Labour backbenchers rebelled. Focus groups flagged voter backlash over manifesto pledges.

Reeves reversed course. Basic tax rates stayed untouched, averting an open breach.

Bond yields spiked regardless. Government debt costs climbed on perceptions of fiscal wavering.

Treasury officials then contacted Bloomberg’s Alex Wickham. They disclosed the confidential OBR forecast, framing the reversal as economic prudence, not politics.

Reeves had pledged no tax hikes on working people. She repeated this in last year’s Budget, rejecting threshold freezes as harmful.

The Autumn Budget extended the freeze regardless. This fiscal drag extracts £26 billion over five years, hitting incomes as inflation pushes more into higher bands.

The OBR later confirmed the headroom. Reeves’ narrative of inherited chaos dissolved under scrutiny.

Selective Disclosure Risks Sanctions

Shadow Chancellor Mel Stride demanded a Financial Conduct Authority probe. He cited unauthorised briefing of sensitive data as potential market manipulation.

FCA rules prohibit such acts. Penalties include up to ten years imprisonment and unlimited fines.

Reeves contributed to Bank of England research in 2005 on market reactions to official communications. She noted speeches can drive large price swings.

Denial implicates Treasury leakers. Admission ties her to the breach.

Labour MPs now question her judgment. One anonymous source called the strategy baffling, predicting exposure.

Patterns of Fiscal Opacity Persist

This episode echoes prior Budget communications. Reeves highlighted productivity woes but omitted OBR-noted wage offsets easing fiscal rules.

Public sector pensions escaped scrutiny while private schemes faced £56 billion extraction. Transparency gaps recur.

Governments since 1997 deploy similar tactics. Selective forecasts justify hikes; leaks stabilise fallout.

Institutions shield ministers. No prior Chancellor faced FCA scrutiny for comparable briefings.

Citizens bear the load. Threshold freezes erode take-home pay by £1,000 annually for average earners by 2029, per OBR estimates.

Productivity stagnates at 0.4% annual growth since 2008. Tax raids lock in the cycle.

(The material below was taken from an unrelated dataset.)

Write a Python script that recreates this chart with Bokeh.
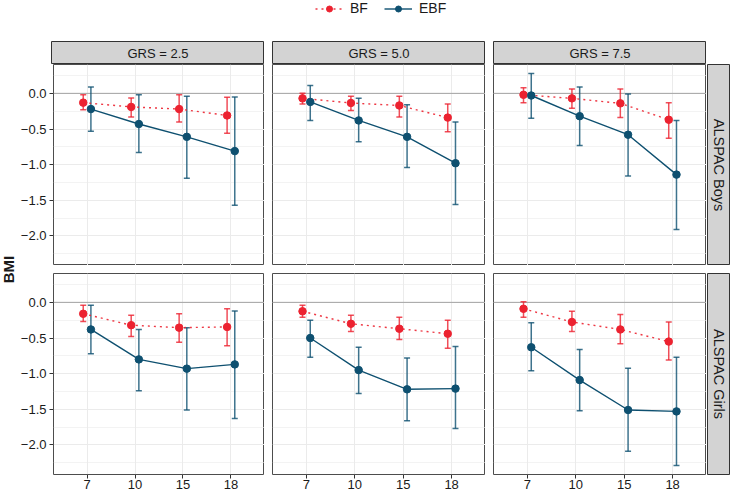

Voters detect deceit. Polls show majority demand her resignation.

Accountability evaporates. Reeves survives on party loyalty, not delivery.

Political survival trumps candour. A pre-election “war chest” from concealed headroom buys votes with recycled revenues.

UK fiscal discourse erodes further. Chancellors across parties prioritise narrative control over verifiable facts.

This reveals institutionalised distortion at the highest levels. Britain’s economic governance prioritises short-term political containment over sustainable transparency, entrenching decline for working households.